> _TASK BRIEF_: Each line that holds the word "this" counts once; give the total number of such lines and nothing else.
-- Start of ITEMS --
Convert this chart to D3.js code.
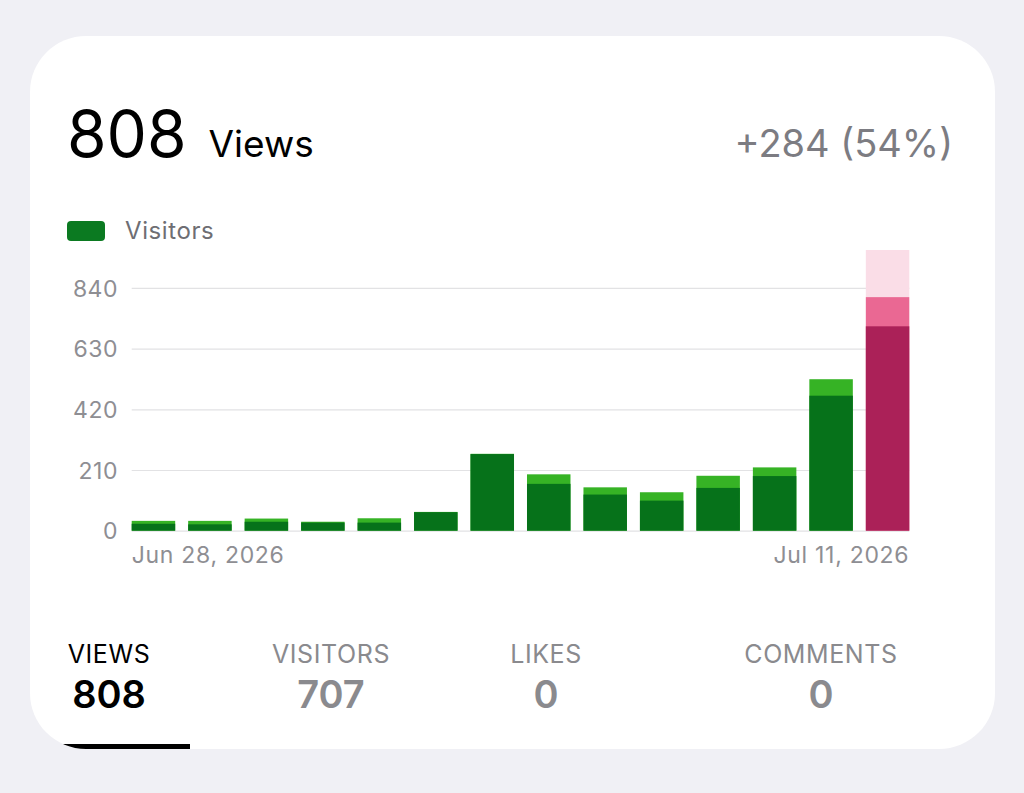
<!DOCTYPE html>
<html>
<head>
<meta charset="utf-8">
<script src="https://cdn.jsdelivr.net/npm/d3@7"></script>
<style>
  html, body { margin: 0; padding: 0; background: #f0f0f5; }
  svg { display: block; font-family: Inter, "Noto Sans", sans-serif; }
</style>
</head>
<body>
<div id="chart"></div>
<script>
// daily stats for the last two weeks
var days = ["Jun 28, 2026", "Jun 29, 2026", "Jun 30, 2026", "Jul 1, 2026", "Jul 2, 2026",
            "Jul 3, 2026", "Jul 4, 2026", "Jul 5, 2026", "Jul 6, 2026", "Jul 7, 2026",
            "Jul 8, 2026", "Jul 9, 2026", "Jul 10, 2026", "Jul 11, 2026"];
var views    = [34, 34, 42, 31, 43, 65, 266, 195, 150, 133, 190, 219, 524, 808];
var visitors = [24, 22, 31, 28, 28, 64, 265, 162, 125, 104, 148, 189, 467, 707];
var todayProjected = 971;   // pale pink cap on the current day
var yTicks = [0, 210, 420, 630, 840];
var totals = [["VIEWS", 808], ["VISITORS", 707], ["LIKES", 0], ["COMMENTS", 0]];
var change = "+284 (54%)";

var W = 1024, H = 793;

var svg = d3.select("#chart").append("svg")
    .attr("width", W)
    .attr("height", H);

// card
svg.append("clipPath").attr("id", "cardClip")
  .append("rect")
    .attr("x", 30).attr("y", 36)
    .attr("width", 965).attr("height", 713)
    .attr("rx", 56).attr("ry", 56);

svg.append("rect")
    .attr("x", 30).attr("y", 36)
    .attr("width", 965).attr("height", 713)
    .attr("rx", 56).attr("ry", 56)
    .style("fill", "#fff");

// header
var header = svg.append("text")
    .attr("x", 67).attr("y", 157);
header.append("tspan")
    .style("font-size", "64px")
    .style("fill", "#000")
    .text(totals[0][1]);
header.append("tspan")
    .attr("dx", 22)
    .style("font-size", "37px")
    .style("fill", "#000")
    .text("Views");

svg.append("text")
    .attr("x", 953).attr("y", 157)
    .attr("text-anchor", "end")
    .style("font-size", "38px")
    .style("fill", "#7c7c82")
    .text(change);

// legend
svg.append("rect")
    .attr("x", 67).attr("y", 221)
    .attr("width", 38).attr("height", 20)
    .attr("rx", 4)
    .style("fill", "#0b7a21");
svg.append("text")
    .attr("x", 125).attr("y", 239)
    .style("font-size", "24px")
    .style("letter-spacing", "0.6px")
    .style("fill", "#6e6e73")
    .text("Visitors");

// chart
var x = d3.scaleBand()
    .domain(days)
    .range([131.7, 909.3])
    .paddingInner(0.23)
    .paddingOuter(0);

var y = d3.scaleLinear()
    .domain([0, todayProjected])
    .range([530.7, 250]);

var chart = svg.append("g");

// horizontal grid
chart.append("g")
    .attr("class", "grid")
    .attr("transform", "translate(131.7,0)")
    .call(d3.axisLeft(y)
      .tickValues(yTicks)
      .tickSize(-(909.3 - 131.7))
      .tickFormat(""))
    .call(function(g){
      g.select(".domain").remove();
      g.selectAll("line").style("stroke", "#e2e2e4").style("stroke-width", 1.2);
    });

// y labels
chart.append("g")
    .attr("transform", "translate(118,0)")
    .call(d3.axisLeft(y).tickValues(yTicks).tickSize(0).tickPadding(0))
    .call(function(g){
      g.select(".domain").remove();
      g.selectAll("text")
        .attr("dy", "0.36em")
        .style("font-family", "Inter, sans-serif")
        .style("font-size", "23px")
        .style("letter-spacing", "0.5px")
        .style("fill", "#8e8e93");
    });

var last = days.length - 1;
var data = days.map(function(d, i){
    return {day: d, views: views[i], visitors: visitors[i], today: i === last};
});

// today's projected cap
chart.append("rect")
    .attr("x", x(days[last]))
    .attr("y", y(todayProjected))
    .attr("width", x.bandwidth())
    .attr("height", y(views[last]) - y(todayProjected))
    .style("fill", "#fadde7");

// views (light layer)
chart.selectAll(".bar-views")
    .data(data)
  .enter().append("rect")
    .attr("class", "bar-views")
    .attr("x", function(d){ return x(d.day); })
    .attr("y", function(d){ return y(d.views); })
    .attr("width", x.bandwidth())
    .attr("height", function(d){ return y(0) - y(d.views); })
    .style("fill", function(d){ return d.today ? "#ea6893" : "#36b325"; });

// visitors (dark layer)
chart.selectAll(".bar-visitors")
    .data(data)
  .enter().append("rect")
    .attr("class", "bar-visitors")
    .attr("x", function(d){ return x(d.day); })
    .attr("y", function(d){ return y(d.visitors); })
    .attr("width", x.bandwidth())
    .attr("height", function(d){ return y(0) - y(d.visitors); })
    .style("fill", function(d){ return d.today ? "#ab2158" : "#06721a"; });

// x labels: first and last day only
chart.append("text")
    .attr("x", x(days[0]))
    .attr("y", 563)
    .style("font-size", "23px")
    .style("letter-spacing", "0.7px")
    .style("fill", "#8e8e93")
    .text(days[0]);
chart.append("text")
    .attr("x", x(days[last]) + x.bandwidth())
    .attr("y", 563)
    .attr("text-anchor", "end")
    .style("font-size", "23px")
    .style("letter-spacing", "0.7px")
    .style("fill", "#8e8e93")
    .text(days[last]);

// totals row
var centers = [109, 331, 546, 821];
var tabs = svg.append("g");
totals.forEach(function(t, i){
    var col = i === 0 ? "#000" : "#8a8a8e";
    tabs.append("text")
        .attr("x", centers[i]).attr("y", 663)
        .attr("text-anchor", "middle")
        .style("font-size", "25px")
        .style("letter-spacing", "0.6px")
        .style("fill", col)
        .text(t[0]);
    tabs.append("text")
        .attr("x", centers[i]).attr("y", 708)
        .attr("text-anchor", "middle")
        .style("font-size", "38px")
        .style("font-weight", 600)
        .style("fill", col)
        .text(t[1]);
});

// selected tab underline
svg.append("rect")
    .attr("clip-path", "url(#cardClip)")
    .attr("x", 30).attr("y", 744)
    .attr("width", 160).attr("height", 5)
    .style("fill", "#000");
</script>
</body>
</html>
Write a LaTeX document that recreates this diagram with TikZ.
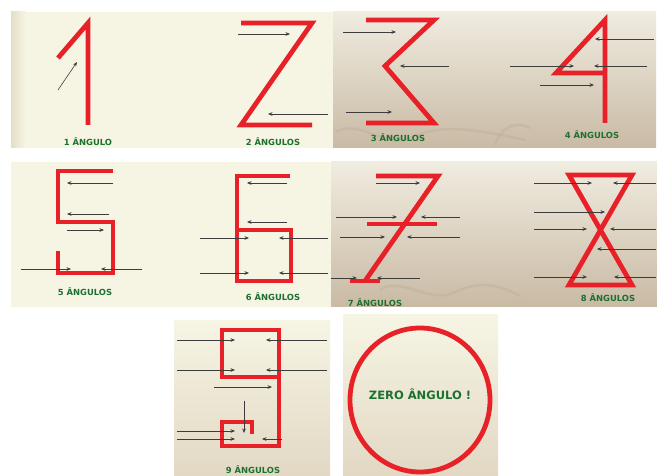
\documentclass[tikz,border=0pt]{standalone}
\usepackage{fontspec}
\usetikzlibrary{arrows.meta}
\newfontfamily\lblfont{DejaVu Sans}
\definecolor{cream}{RGB}{246,245,228}
\definecolor{creamshade}{RGB}{228,222,200}
\definecolor{tanTop}{RGB}{240,236,224}
\definecolor{tanBot}{RGB}{201,186,164}
\definecolor{lighttan}{RGB}{226,216,196}
\definecolor{redd}{RGB}{232,32,40}
\definecolor{lblgreen}{RGB}{28,112,48}
\definecolor{arrgray}{RGB}{60,60,60}
\definecolor{wave}{RGB}{190,175,155}
\begin{document}
\begin{tikzpicture}[x=1pt,y=-1pt,
  redline/.style={draw=redd, line width=4.8pt, line join=miter, line cap=butt},
  arr/.style={draw=arrgray, line width=0.6pt, -{Stealth[length=4.5pt,width=3.6pt]}},
  lbl/.style={text=lblgreen, font=\lblfont\bfseries\fontsize{8.4}{10}\selectfont, inner sep=0pt},
  wavy/.style={draw=wave, line width=2.5pt, opacity=0.45}]
\useasboundingbox (0,0) rectangle (657,476);
\fill[white] (0,0) rectangle (657,476);
% ---------- panels ----------
\fill[cream] (11,12) rectangle (333,148);
\shade[left color=creamshade, right color=cream] (11,12) rectangle (26,148);
\shade[top color=tanTop, bottom color=tanBot] (333,12) rectangle (656,148);
\fill[cream] (11,162) rectangle (331,307);
\shade[top color=tanTop, bottom color=tanBot] (331,162) rectangle (657,307);
\shade[top color=cream, bottom color=lighttan] (174,321) rectangle (330,476);
\shade[top color=cream, bottom color=lighttan] (343,315) rectangle (498,476);
% faint waves
\draw[wavy] (336,132) .. controls (360,118) and (385,150) .. (410,138) .. controls (440,124) and (470,128) .. (525,140);
\draw[wavy] (495,145) .. controls (500,128) and (515,120) .. (530,128);
\draw[wavy] (380,290) .. controls (400,275) and (430,305) .. (455,292) .. controls (480,280) and (500,285) .. (520,296);
% ---------- 1 ----------
\draw[redline] (58,58) -- (88,23) -- (88,125);
\draw[arr] (58,90) -- (77,62);
\node[lbl] (l1) at (88,142) {1 ÂNGULO};
% ---------- 2 ----------
\draw[redline] (241,23) -- (312,23) -- (241,125) -- (312,125);
\draw[arr] (238,34) -- (290,34);
\draw[arr] (328,114) -- (268,114);
\node[lbl] (l2) at (273,142) {2 ÂNGULOS};
% ---------- 3 ----------
\draw[redline] (366,20) -- (434,20) -- (385,66) -- (434,123) -- (366,123);
\draw[arr] (343,32) -- (396,32);
\draw[arr] (449,66) -- (400,66);
\draw[arr] (346,112) -- (392,112);
\node[lbl] (l3) at (398,138) {3 ÂNGULOS};
% ---------- 4 ----------
\draw[redline] (605,73) -- (556,73) -- (605,20) -- (605,123);
\draw[arr] (654,39) -- (595,39);
\draw[arr] (510,66) -- (574,66);
\draw[arr] (647,66) -- (594,66);
\draw[arr] (540,85) -- (594,85);
\node[lbl] (l4) at (592,135) {4 ÂNGULOS};
% ---------- 5 ----------
\draw[redline] (113,171) -- (58,171) -- (58,222) -- (113,222) -- (113,273) -- (58,273) -- (58,251);
\draw[arr] (113,183) -- (67,183);
\draw[arr] (109,214) -- (67,214);
\draw[arr] (67,230) -- (104,230);
\draw[arr] (21,269) -- (71,269);
\draw[arr] (142,269) -- (101,269);
\node[lbl] (l5) at (85,292) {5 ÂNGULOS};
% ---------- 6 ----------
\draw[redline] (290,176) -- (237,176) -- (237,281) -- (291,281) -- (291,230) -- (237,230);
\draw[arr] (287,183) -- (247,183);
\draw[arr] (287,222) -- (247,222);
\draw[arr] (200,238) -- (249,238);
\draw[arr] (328,238) -- (279,238);
\draw[arr] (200,273) -- (249,273);
\draw[arr] (328,273) -- (279,273);
\node[lbl] (l6) at (273,297) {6 ÂNGULOS};
% ---------- 7 ----------
\draw[redline] (376,176) -- (438,176) -- (365,281);
\draw[redline] (367,224) -- (437,224);
\draw[redline] (350,281) -- (380,281);
\draw[arr] (376,183) -- (420,183);
\draw[arr] (336,217) -- (397,217);
\draw[arr] (460,217) -- (421,217);
\draw[arr] (340,237) -- (385,237);
\draw[arr] (460,237) -- (407,237);
\draw[arr] (331,278) -- (357,278);
\draw[arr] (420,278) -- (377,278);
\begin{scope}
\clip (331,162) rectangle (657,307);
\node[lbl] (l7) at (375,303) {7 ÂNGULOS};
\end{scope}
% ---------- 8 ----------
\draw[redline] (569,175) -- (632,175) -- (569,285) -- (632,285) -- cycle;
\draw[arr] (534,183) -- (592,183);
\draw[arr] (656,183) -- (613,183);
\draw[arr] (534,212) -- (605,212);
\draw[arr] (534,229) -- (587,229);
\draw[arr] (656,229) -- (610,229);
\draw[arr] (656,249) -- (597,249);
\draw[arr] (534,277) -- (587,277);
\draw[arr] (656,277) -- (614,277);
\node[lbl] (l8) at (608,298) {8 ÂNGULOS};
% ---------- 9 ----------
\draw[redline] (279,377) -- (222,377) -- (222,330) -- (279,330) -- (279,446) -- (222,446) -- (222,422) -- (252,422) -- (252,434);
\draw[arr] (177,340) -- (235,340);
\draw[arr] (327,340) -- (266,340);
\draw[arr] (177,370) -- (235,370);
\draw[arr] (327,370) -- (266,370);
\draw[arr] (214,387) -- (272,387);
\draw[arr] (244,401) -- (244,433);
\draw[arr] (177,431) -- (235,431);
\draw[arr] (177,439) -- (235,439);
\draw[arr] (282,439) -- (262,439);
\node[lbl] (l9) at (253,470) {9 ÂNGULOS};
% ---------- 0 ----------
\draw[draw=redd, line width=4.8pt] (420,400) ellipse [x radius=70, y radius=72];
\node[lbl, font=\lblfont\bfseries\fontsize{11.5}{13}\selectfont] (l0) at (420,394) {ZERO ÂNGULO !};
\end{tikzpicture}
\end{document}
-- End of ITEMS --
> _TASK RESPONSE_: 2